No other parthie was more than half John's age. Not until John was ten, and obviously healthy and normal, had the authorities let down bars and permitted any woman who wanted a child and who was either single or married to a sterile husband to have a child parthenogenetically. Due to the shortage of men —the disastrous testerosis epidemic of the 1970s had just killed off almost a third of the male population of the world—over fifty million women had applied for parthenogenetic children and borne them. Luckily for redressing the balance of the sexes, it had turned out that all parthenogenetically conceived children were males.
"Martha thinks," said Mrs. Ralston, "that Henry's worrying about John, but she can't think why. He's such a good boy."
Dr. Graham suddenly and without knocking burst into the room. His face was white and his eyes wide as he stared at his colleague. "I was right," he said.
"Right about what? "
"About John. I didn't tell anyone, but do you know what he did when we ran out of drinks at the party last night? "
Dr. Ralston frowned. "Changed water into wine?"
"Into gin; we were having martinis. And just now he left to go water skiing—and he isn't taking any water skis. Told me that with faith he wouldn 't need them. "
"Oh, no, "said Dr. Ralston. He dropped his head into his hands.

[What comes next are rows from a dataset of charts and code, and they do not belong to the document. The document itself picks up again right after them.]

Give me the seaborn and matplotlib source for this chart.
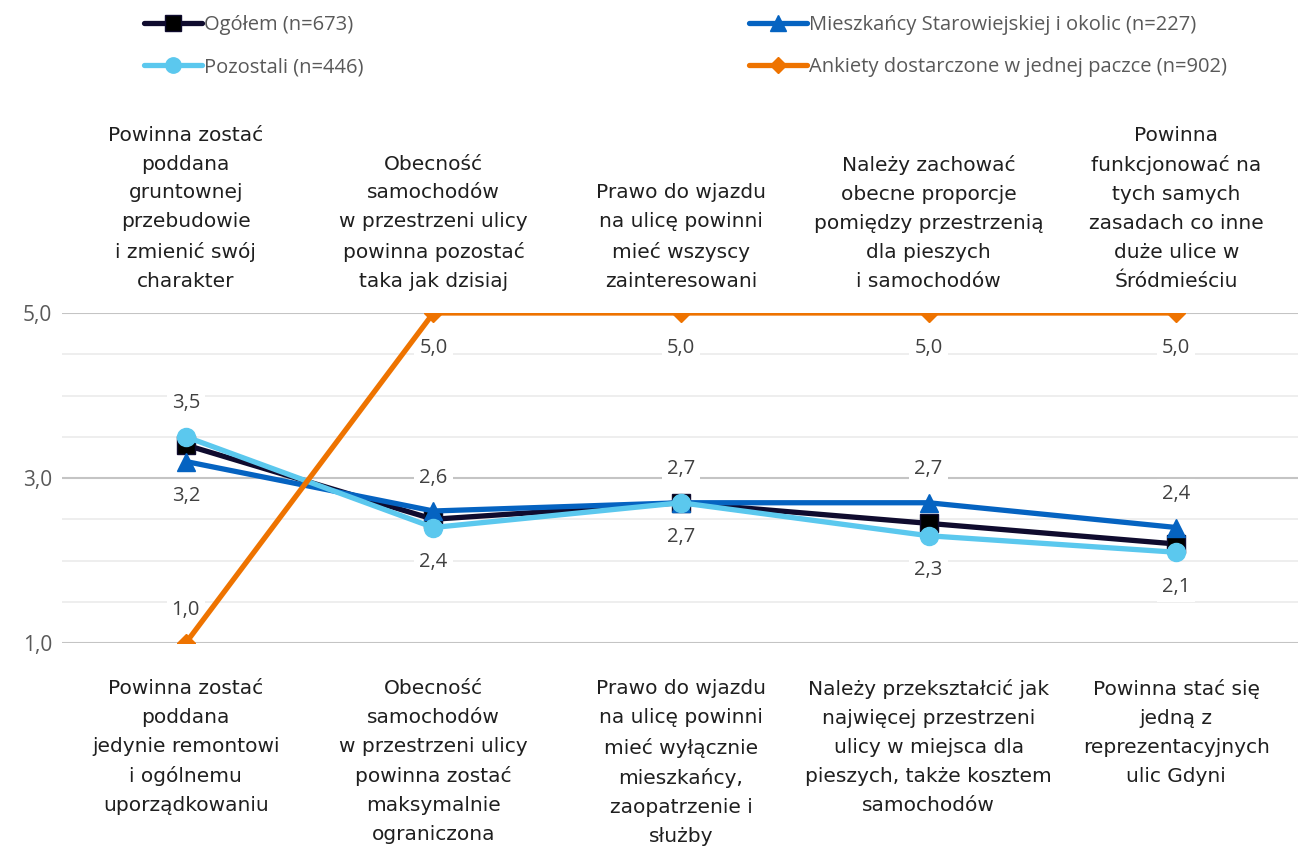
import matplotlib
matplotlib.use("Agg")
import matplotlib.pyplot as plt
import seaborn as sns
import pandas as pd
from matplotlib.lines import Line2D
from matplotlib.ticker import MultipleLocator

# Statements (upper end of the scale = 5, lower end = 1)
top_labels = [
    "Powinna zostać\npoddana\ngruntownej\nprzebudowie\ni zmienić swój\ncharakter",
    "Obecność\nsamochodów\nw przestrzeni ulicy\npowinna pozostać\ntaka jak dzisiaj",
    "Prawo do wjazdu\nna ulicę powinni\nmieć wszyscy\nzainteresowani",
    "Należy zachować\nobecne proporcje\npomiędzy przestrzenią\ndla pieszych\ni samochodów",
    "Powinna\nfunkcjonować na\ntych samych\nzasadach co inne\nduże ulice w\nŚródmieściu",
]
bottom_labels = [
    "Powinna zostać\npoddana\njedynie remontowi\ni ogólnemu\nuporządkowaniu",
    "Obecność\nsamochodów\nw przestrzeni ulicy\npowinna zostać\nmaksymalnie\nograniczona",
    "Prawo do wjazdu\nna ulicę powinni\nmieć wyłącznie\nmieszkańcy,\nzaopatrzenie i\nsłużby",
    "Należy przekształcić jak\nnajwięcej przestrzeni\nulicy w miejsca dla\npieszych, także kosztem\nsamochodów",
    "Powinna stać się\njedną z\nreprezentacyjnych\nulic Gdyni",
]

# Mean scores per group
ogolem = [3.4, 2.5, 2.7, 2.45, 2.2]
mieszkancy = [3.2, 2.6, 2.7, 2.7, 2.4]
pozostali = [3.5, 2.4, 2.7, 2.3, 2.1]
ankiety = [1.0, 5.0, 5.0, 5.0, 5.0]

series_names = [
    "Ogółem (n=673)",
    "Mieszkańcy Starowiejskiej i okolic (n=227)",
    "Pozostali (n=446)",
    "Ankiety dostarczone w jednej paczce (n=902)",
]

x_pos = list(range(len(top_labels)))
rows = []
for name, vals in zip(series_names, [ogolem, mieszkancy, pozostali, ankiety]):
    for xi, v in zip(x_pos, vals):
        rows.append({"x": xi, "value": v, "series": name})
df = pd.DataFrame(rows)

sns.set_theme(style="white")
plt.rcParams["font.family"] = ["DejaVu Sans"]
num_font = ["Open Sans", "DejaVu Sans"]

styles = {
    series_names[0]: dict(color="#0F0B2E", marker="s", ms=13, mfc="#000000", mec="#0F0B2E", z=3),
    series_names[1]: dict(color="#0563C1", marker="^", ms=13, mfc="#0563C1", mec="#0563C1", z=4),
    series_names[2]: dict(color="#5BC8EE", marker="o", ms=13, mfc="#5BC8EE", mec="#5BC8EE", z=5),
    series_names[3]: dict(color="#EE7300", marker="D", ms=9, mfc="#EE7300", mec="#EE7300", z=6),
}

fig = plt.figure(figsize=(12.98, 8.49), dpi=100)
W, H = 1298, 849
ax = fig.add_axes([62 / W, 1 - 643 / H, (1300 - 62) / W, (643 - 313) / H])

for name in series_names:
    st = styles[name]
    sub = df[df["series"] == name]
    sns.lineplot(data=sub, x="x", y="value", ax=ax, color=st["color"], lw=3.8,
                 marker=st["marker"], markersize=st["ms"], markerfacecolor=st["mfc"],
                 markeredgecolor=st["mec"], markeredgewidth=1, sort=False,
                 zorder=st["z"], legend=False)

ax.set_xlim(-0.5, 4.5)
ax.set_ylim(1.0, 5.0)
ax.set_xlabel("")
ax.set_ylabel("")
ax.set_xticks([])
ax.yaxis.set_minor_locator(MultipleLocator(0.5))
ax.set_yticks([1.0, 3.0, 5.0])
ax.set_yticklabels([f"{v:.1f}".replace(".", ",") for v in [1.0, 3.0, 5.0]],
                   fontsize=15, color="#595959", family=num_font)
ax.tick_params(axis="y", length=0, pad=7)
ax.grid(which="minor", axis="y", color="#EDEDED", lw=1.3, zorder=0)
ax.grid(which="major", axis="y", color="#C4C4C4", lw=1.5, zorder=1)
for s in ax.spines.values():
    s.set_visible(False)
ax.set_facecolor("none")


def fmt(v):
    return f"{v:.1f}".replace(".", ",")


def put_label(xi, v, up):
    off = 24 if up else -25
    ax.annotate(fmt(v), xy=(xi, v), xytext=(0, off), textcoords="offset points",
                ha="center", va="center", fontsize=14.5, color="#404040",
                family=num_font, zorder=2.5,
                bbox=dict(boxstyle="square,pad=0.25", fc="white", ec="none"))


# Value labels: Pozostali below (first above), Mieszkańcy above (first below)
for i, v in enumerate(pozostali):
    put_label(i, v, up=(i == 0))
for i, v in enumerate(mieszkancy):
    put_label(i, v, up=(i != 0))
for i, v in enumerate(ankiety):
    put_label(i, v, up=(v < 5.0))

# Statement texts above and below the plot
for i, (t, b) in enumerate(zip(top_labels, bottom_labels)):
    ax.annotate(t, xy=(i, 5.0), xytext=(0, 16), textcoords="offset points",
                ha="center", va="bottom", fontsize=14.5, color="#1F1F1F",
                linespacing=1.66, annotation_clip=False)
    ax.annotate(b, xy=(i, 1.0), xytext=(0, -26), textcoords="offset points",
                ha="center", va="top", fontsize=14.5, color="#1F1F1F",
                linespacing=1.66, annotation_clip=False)


def handle(name):
    st = styles[name]
    return Line2D([], [], color=st["color"], lw=3.8, marker=st["marker"],
                  markersize=st["ms"] * 0.85, markerfacecolor=st["mfc"],
                  markeredgecolor=st["mec"], solid_capstyle="round")


leg_kw = dict(frameon=False, handlelength=2.9, handletextpad=0.1,
              labelspacing=1.1, borderaxespad=0,
              prop={"family": num_font, "size": 14.5})
leg1 = fig.legend([handle(series_names[0]), handle(series_names[2])],
                  [series_names[0], series_names[2]],
                  loc="upper left", bbox_to_anchor=(136 / W, 1 - 7 / H), **leg_kw)
leg2 = fig.legend([handle(series_names[1]), handle(series_names[3])],
                  [series_names[1], series_names[3]],
                  loc="upper left", bbox_to_anchor=(741 / W, 1 - 7 / H), **leg_kw)
for lg in (leg1, leg2):
    for txt in lg.get_texts():
        txt.set_color("#595959")

fig.savefig("out.png", dpi=100)
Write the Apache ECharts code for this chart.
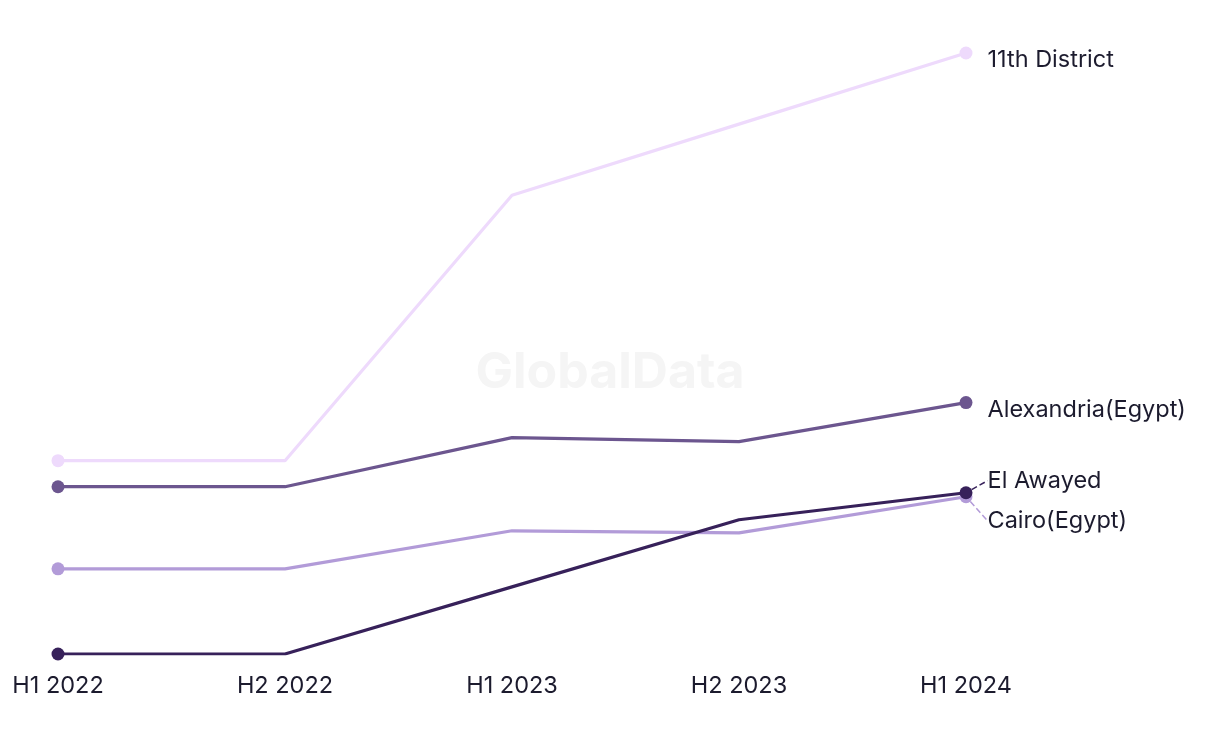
<!DOCTYPE html>
<html><head><meta charset="utf-8">
<script src="https://cdn.jsdelivr.net/npm/echarts@6/dist/echarts.min.js"></script>
<style>html,body{margin:0;padding:0;background:#fff}#c{width:1220px;height:744px}</style>
</head><body><div id="c"></div>
<script>
const categories = ['H1 2022', 'H2 2022', 'H1 2023', 'H2 2023', 'H1 2024'];
const district11 = [19.3, 19.3, 45.8, 52.9, 60.0];
const alexandria = [16.7, 16.7, 21.6, 21.2, 25.1];
const cairo = [8.5, 8.5, 12.3, 12.1, 15.7];
const elAwayed = [0.0, 0.0, 6.7, 13.4, 16.1];

const chart = echarts.init(document.getElementById('c'));
const last = categories.length - 1;
const txt = '#1c1b2e';
function mk(name, vals, color, dy, guide) {
  return {
    name: name, type: 'line', data: vals.map((v, i) => i === last ? {
      value: v,
      label: {show: true, formatter: name, position: 'right', distance: 15, color: txt,
        fontSize: 23.5, fontFamily: 'Inter, "Noto Sans", sans-serif'}
    } : v),
    color: color, lineStyle: {width: 3.2, color: color},
    symbol: 'circle', showAllSymbol: true,
    symbolSize: (v, p) => (p.dataIndex === 0 || p.dataIndex === last) ? 13 : 0,
    itemStyle: {color: color},
    labelLine: {show: guide, lineStyle: {type: 'dashed', color: color, width: 1.5}},
    labelLayout: {dy: dy},
    emphasis: {disabled: true}, silent: true, z: 2
  };
}
chart.setOption({
  animation: false,
  grid: {left: 58, right: 254, top: 53, bottom: 90},
  graphic: [{type: 'text', left: 'center', top: 348, z: 0,
    style: {text: 'GlobalData', fontSize: 50, fontWeight: 'bold', fill: '#f5f5f5',
      fontFamily: 'Inter, sans-serif'}}],
  xAxis: {type: 'category', data: categories, boundaryGap: false,
    axisLine: {show: false}, axisTick: {show: false}, splitLine: {show: false},
    axisLabel: {color: txt, fontSize: 23.5, margin: 20, fontFamily: 'Inter, "Noto Sans", sans-serif'}},
  yAxis: {type: 'value', min: 0, max: 60, show: false},
  series: [
    mk('11th District', district11, '#eedafc', 7, false),
    mk('Alexandria(Egypt)', alexandria, '#6c568f', 7, false),
    mk('Cairo(Egypt)', cairo, '#b29bd8', 24, true),
    mk('El Awayed', elAwayed, '#37215a', -12, true)
  ]
});
</script></body></html>
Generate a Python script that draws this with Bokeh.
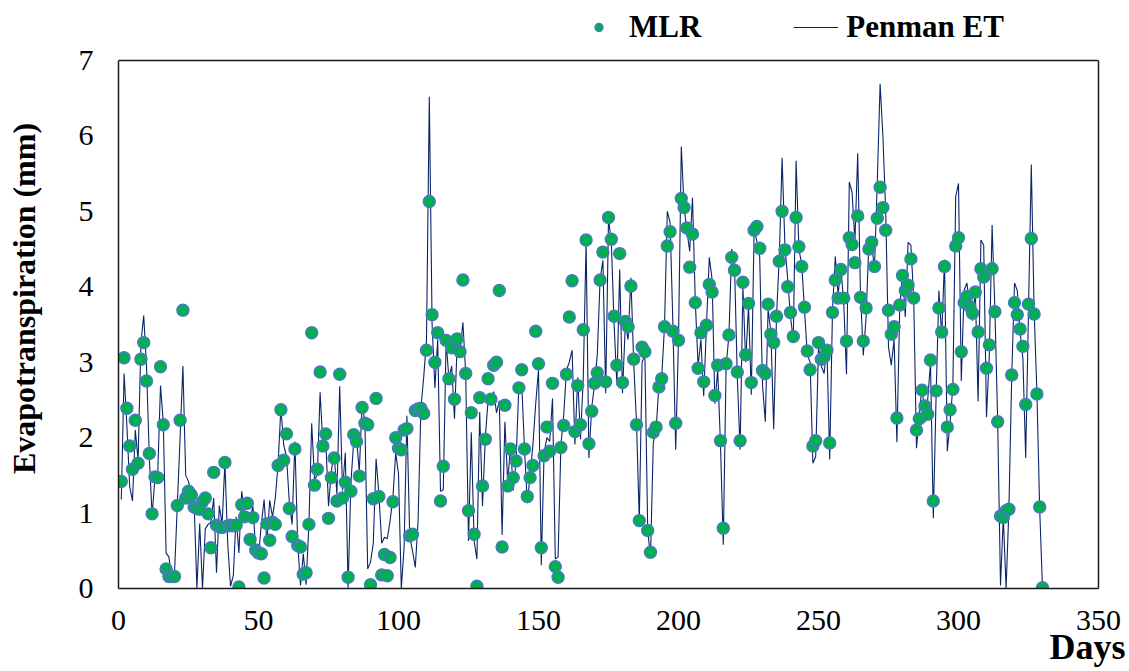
from bokeh.plotting import figure
from bokeh.models import (ColumnDataSource, FixedTicker, Legend, LegendItem, Title,
                          LinearAxis, Span)
from bokeh.embed import file_html
from bokeh.resources import INLINE

# Daily evapotranspiration (mm): MLR model estimate vs. Penman reference ET
days = list(range(1, 331))

mlr_et = [
    1.42, 3.06, 2.39, 1.89, 1.58, 2.23, 1.66, 3.04, 3.26, 2.75,
    1.79, 0.99, 1.48, 1.47, 2.94, 2.17, 0.26, 0.16, 0.16, 0.16,
    1.10, 2.23, 3.69, 1.20, 1.29, 1.24, 1.08, 1.06, 1.05, 1.15,
    1.20, 0.99, 0.54, 1.54, 0.84, 0.82, 0.81, 1.67, 0.83, 0.84,
    0.83, 0.84, 0.02, 1.11, 0.95, 1.13, 0.65, 0.94, 0.51, 0.47,
    0.46, 0.14, 0.86, 0.64, 0.88, 0.85, 1.63, 2.37, 1.70, 2.05,
    1.06, 0.69, 1.85, 0.57, 0.55, 0.19, 0.21, 0.85, 3.39, 1.37,
    1.58, 2.87, 1.89, 2.05, 0.93, 1.47, 1.73, 1.16, 2.84, 1.20,
    1.41, 0.15, 1.29, 2.04, 1.95, 1.49, 2.40, 2.19, 2.17, 0.05,
    1.19, 2.52, 1.22, 0.18, 0.45, 0.17, 0.41, 1.15, 2.00, 1.86,
    1.84, 2.10, 2.12, 0.70, 0.72, 2.36, 2.38, 2.39, 2.32, 3.16,
    5.13, 3.63, 3.00, 3.39, 1.16, 1.62, 3.29, 2.78, 3.19, 2.51,
    3.31, 3.14, 4.09, 2.85, 1.03, 2.33, 0.72, 0.03, 2.53, 1.36,
    1.98, 2.78, 2.51, 2.96, 3.00, 3.95, 0.55, 2.43, 1.36, 1.85,
    1.47, 1.69, 2.66, 2.90, 1.85, 1.22, 1.47, 1.63, 3.41, 2.98,
    0.54, 1.76, 2.14, 1.82, 2.72, 0.29, 0.15, 1.87, 2.16, 2.84,
    3.60, 4.08, 2.08, 2.69, 2.17, 3.43, 4.62, 1.92, 2.35, 2.72,
    2.86, 4.09, 4.46, 2.74, 4.92, 4.63, 3.61, 2.96, 4.44, 2.73,
    3.54, 3.47, 4.01, 3.04, 2.17, 0.90, 3.20, 3.14, 0.77, 0.48,
    2.07, 2.14, 2.67, 2.78, 3.47, 4.54, 4.73, 3.41, 2.19, 3.29,
    5.17, 5.05, 4.78, 4.26, 4.70, 3.79, 2.92, 3.39, 2.74, 3.49,
    4.03, 3.93, 2.56, 2.96, 1.96, 0.80, 2.98, 3.36, 4.39, 4.22,
    2.87, 1.96, 4.06, 3.10, 3.78, 2.73, 4.75, 4.80, 4.51, 2.89,
    2.85, 3.77, 3.37, 3.26, 3.61, 4.34, 5.00, 4.49, 4.00, 3.66,
    3.34, 4.92, 4.53, 4.27, 3.73, 3.15, 2.90, 1.89, 1.96, 3.26,
    3.04, 3.07, 3.16, 1.93, 3.66, 4.09, 3.85, 4.23, 3.85, 3.28,
    4.65, 4.56, 4.32, 4.94, 3.86, 3.28, 3.72, 4.50, 4.59, 4.27,
    4.91, 5.32, 5.05, 4.75, 3.69, 3.37, 3.47, 2.26, 3.76, 4.15,
    3.95, 4.02, 4.37, 3.85, 2.10, 2.25, 2.63, 2.42, 2.31, 3.03,
    1.16, 2.62, 3.72, 3.40, 4.27, 2.14, 2.37, 2.64, 4.54, 4.65,
    3.14, 3.79, 3.87, 3.74, 3.65, 3.93, 3.40, 4.24, 4.13, 2.92,
    3.23, 4.24, 3.67, 2.21, 0.96, 0.94, 1.03, 1.05, 2.83, 3.79,
    3.63, 3.44, 3.21, 2.44, 3.77, 4.64, 3.64, 2.58, 1.08, 0.01,
]

penman_et = [
    1.18, 2.85, 2.15, 1.35, 1.16, 2.10, 1.70, 3.25, 3.62, 2.95,
    1.75, 0.97, 1.45, 1.50, 2.69, 2.20, 0.47, 0.42, 0.15, 0.20,
    1.10, 2.00, 2.95, 1.50, 1.42, 1.25, 1.15, 0.00, 0.86, 0.00,
    0.79, 0.85, 0.88, 1.20, 0.21, 1.10, 0.85, 1.67, 0.60, 0.03,
    0.17, 0.95, 0.47, 1.29, 1.00, 1.02, 0.90, 1.09, 0.52, 0.42,
    0.85, 1.18, 0.60, 1.17, 0.95, 1.20, 1.65, 2.40, 1.90, 1.75,
    1.15, 0.85, 1.95, 0.60, 0.04, 0.46, 0.05, 0.85, 2.19, 1.45,
    1.50, 2.60, 1.90, 2.00, 1.09, 1.55, 1.80, 1.25, 2.68, 1.30,
    1.80, 0.01, 1.40, 1.95, 2.00, 1.55, 2.45, 2.20, 0.26, 0.35,
    0.60, 1.72, 1.25, 0.60, 0.68, 0.66, 0.90, 1.20, 1.80, 1.52,
    0.00, 0.55, 2.29, 0.69, 0.50, 0.28, 0.90, 2.39, 2.80, 3.30,
    6.52, 3.50, 2.66, 3.30, 1.29, 1.31, 3.29, 2.78, 2.95, 2.25,
    3.30, 3.14, 3.53, 2.85, 0.63, 2.07, 0.63, 0.39, 2.34, 1.09,
    2.00, 2.50, 2.50, 2.61, 2.33, 2.49, 0.71, 2.21, 1.40, 1.90,
    1.30, 1.70, 2.70, 2.73, 1.85, 1.13, 1.50, 1.90, 2.45, 2.90,
    0.31, 1.80, 2.00, 1.95, 2.52, 0.39, 0.42, 1.90, 2.30, 2.90,
    3.00, 3.16, 1.91, 2.80, 1.98, 2.80, 4.60, 1.73, 2.40, 2.70,
    3.10, 4.10, 4.35, 2.59, 4.90, 4.60, 3.50, 2.70, 4.23, 2.59,
    3.50, 3.30, 4.12, 3.00, 2.20, 0.90, 3.00, 3.10, 0.77, 0.42,
    1.93, 2.10, 2.70, 2.80, 3.47, 5.00, 4.85, 3.50, 1.84, 3.30,
    5.86, 5.05, 4.75, 4.47, 5.18, 3.80, 2.95, 3.30, 2.55, 3.50,
    4.39, 4.10, 2.45, 2.90, 1.90, 0.58, 2.95, 3.35, 4.50, 4.30,
    2.80, 1.84, 4.00, 3.00, 3.75, 2.57, 4.75, 4.60, 4.40, 2.70,
    2.21, 3.70, 3.40, 2.11, 3.60, 4.40, 5.71, 4.55, 4.10, 3.60,
    3.30, 5.67, 4.50, 4.30, 3.70, 3.10, 3.00, 1.66, 1.75, 3.20,
    2.95, 2.85, 3.20, 1.71, 3.70, 4.40, 3.90, 4.25, 3.80, 2.84,
    5.39, 5.25, 4.60, 5.77, 3.90, 3.09, 3.60, 4.60, 4.55, 4.25,
    5.40, 6.69, 6.00, 5.00, 3.20, 2.96, 3.30, 1.94, 3.70, 4.20,
    3.60, 4.59, 4.55, 3.85, 1.86, 2.30, 2.70, 2.20, 2.50, 3.00,
    0.93, 2.55, 3.95, 3.35, 4.36, 1.82, 2.20, 2.70, 5.20, 5.37,
    2.75, 3.95, 4.05, 3.75, 3.55, 3.95, 2.48, 4.62, 4.55, 2.27,
    3.10, 4.82, 3.70, 2.20, 0.04, 0.94, 0.00, 1.05, 2.80, 4.05,
    3.95, 3.40, 3.05, 1.73, 3.70, 5.62, 3.70, 2.60, 1.05, 0.00,
]

x_ticks = [0, 50, 100, 150, 200, 250, 300, 350]
y_ticks = [0, 1, 2, 3, 4, 5, 6, 7]
x_max = 350
y_max = 7

SERIF = "Liberation Serif"
BOX = "#1a1a1a"

src = ColumnDataSource(data=dict(day=days, mlr=mlr_et, penman=penman_et))

# The frame reaches the top of the canvas so the legend can sit above the
# boxed data area; the box itself is drawn from bounded axes and a span.
top_pad = 60 / 528 * y_max
p = figure(
    width=1129, height=671,
    x_range=(0, x_max), y_range=(0, y_max + top_pad),
    output_backend="svg", toolbar_location=None,
    min_border_left=118, min_border_right=31,
    min_border_top=0, min_border_bottom=83,
)
p.background_fill_color = "white"
p.border_fill_color = "white"
p.outline_line_color = None
p.xgrid.visible = False
p.ygrid.visible = False

for ax in (p.xaxis[0], p.yaxis[0]):
    ax.axis_line_color = BOX
    ax.axis_line_width = 1.5
    ax.major_tick_line_color = None
    ax.minor_tick_line_color = None
    ax.major_tick_out = 0
    ax.major_tick_in = 0
    ax.major_label_text_font = SERIF
    ax.major_label_text_font_size = "30px"
    ax.major_label_text_color = "black"

p.xaxis[0].ticker = FixedTicker(ticks=x_ticks)
p.yaxis[0].ticker = FixedTicker(ticks=y_ticks)
p.yaxis[0].bounds = (0, y_max)
p.xaxis[0].major_label_standoff = 22
p.yaxis[0].major_label_standoff = 25

p.yaxis[0].axis_label = "Evapotranspiration  (mm)"
p.yaxis[0].axis_label_text_font = SERIF
p.yaxis[0].axis_label_text_font_style = "bold"
p.yaxis[0].axis_label_text_font_size = "32px"
p.yaxis[0].axis_label_text_color = "black"
p.yaxis[0].axis_label_standoff = 34

right_axis = LinearAxis(bounds=(0, y_max), ticker=FixedTicker(ticks=[]),
                        axis_line_color=BOX, axis_line_width=1.5,
                        major_tick_line_color=None, minor_tick_line_color=None,
                        major_label_text_font_size="0px")
p.add_layout(right_axis, "right")
p.add_layout(Span(location=y_max, dimension="width",
                  line_color=BOX, line_width=1.5))

ln = p.line("day", "penman", source=src, line_color="#0b2466", line_width=1.1)
sc = p.scatter("day", "mlr", source=src, size=12, marker="circle",
               fill_color="#00b050", line_color="#4a78c8", line_width=1.4)

x_title = Title(text="Days", align="right", offset=-27, standoff=-16,
                text_font=SERIF, text_font_style="bold",
                text_font_size="36px", text_color="black")
p.add_layout(x_title, "below")

legend = Legend(
    items=[LegendItem(label="MLR", renderers=[sc]),
           LegendItem(label="Penman ET", renderers=[ln])],
    orientation="horizontal",
    location=(458, 543),
    border_line_color=None,
    background_fill_alpha=0,
    label_text_font=SERIF,
    label_text_font_style="bold",
    label_text_font_size="31px",
    label_text_color="black",
    glyph_width=45, glyph_height=20,
    label_standoff=8, spacing=92,
    padding=0, margin=0,
)
p.add_layout(legend)

open("out.html", "w").write(file_html(p, INLINE))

Once before in history there 'd been a virgin birth. Now fifty million virgin-born boys were growing up. In ten more years there'd be fifty million—Jaycees.
"No," sobbed Dr. Ralston, "no!"
Pi in the Sky
ROGER JEROME PHLUTTER ,for whose absurd surname I offer no defense other than it is genuine, was, at the time of the events of this story, a hard-working clerk in the office of the Cole Observatory.
He was a young man of no particular brilliance, although he performed his daily tasks assiduously and efficiently, studied the calculus at home for one hour every evening, and hoped some day to become a chief astronomer of some important observatory.
Nevertheless, our narration of the events of late March in the year 1999 must begin with Roger Phlutter for the good and sufficient reason that he, of all men on earth, was the first observer of the stellar aberration.
Meet Roger Phlutter.
Tall, rather pale from spending too much time indoors, thickish, shell-rimmed glasses, dark hair close-cropped in the style of the nineteen nineties, dressed neither particularly well nor badly, smokes cigarettes rather excessively... .
At a quarter to five that afternoon, Roger was engaged in two simultaneous operations. One was examining, in a blink-microscope, a photographic plate taken late the previous night of a section in Gemini. The other was considering whether or not, on the three dollars remaining of his pay from last week, he dared phone Elsie and ask her to go somewhere with him.
Every normal young man has undoubtedly, at some time or other, shared with Roger Phlutter his second occupation, but not everyone has operated or understands the operation of a blink-microscope. So let us raise our eyes from Elsie to Gemini.